My holding is further supported, I believe, by basic rules of statutory construction. For example, "[w]here words of a statute are free from ambiguity and express plainly, clearly and distinctly the legislative intent, resort may not be had to other means of interpretation.” (McKinney’s Cons Laws of NY, Book 1, Statutes § 76; Meltzer v Koenigsberg, 302 NY 523 [1951].) Had the Legislature intended to require a landlord to give notice of intention of nonrenewal in the time period specified in Rent Stabilization Code § 60 as a condition precedent to maintaining a summary proceeding to recover possession based upon nonprimary residence, it would have stated so. In fact, the Legislature provided such a requirement of a 150- to 120-day notice with respect to the recovery of dwelling units for charitable or educational purposes. (Omnibus Housing Act § 52.) The fact that the Legislature included this requirement for the recovery of possession on one ground, but not upon the ground of nonprimary residence is persuasive evidence that the Legislature did not intend to require such a notice in nonprimary residence cases and that their omission of this requirement was not an oversight.

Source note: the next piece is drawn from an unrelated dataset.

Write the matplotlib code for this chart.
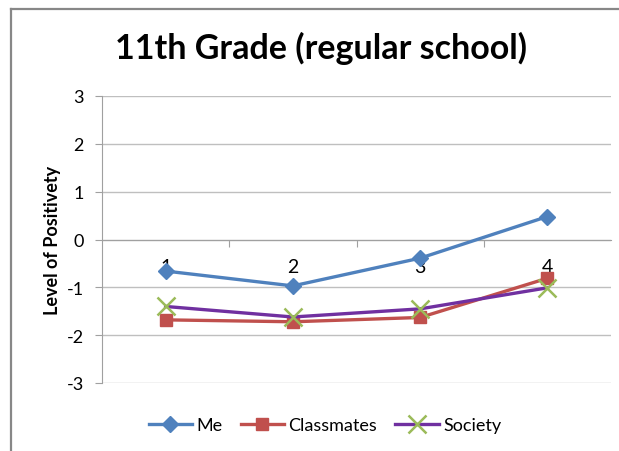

This proceeding, commenced upon the requisite 30 days’ notice to respondents, is properly before the court (Continental Towers Ltd. Partnership v Jahss, supra).
*473Accordingly, the motion for summary judgment dismissing the petition on the ground that petitioner failed to provide notice of its intention not to offer a renewal lease between 150 and 120 days prior to the end of the lease term is denied.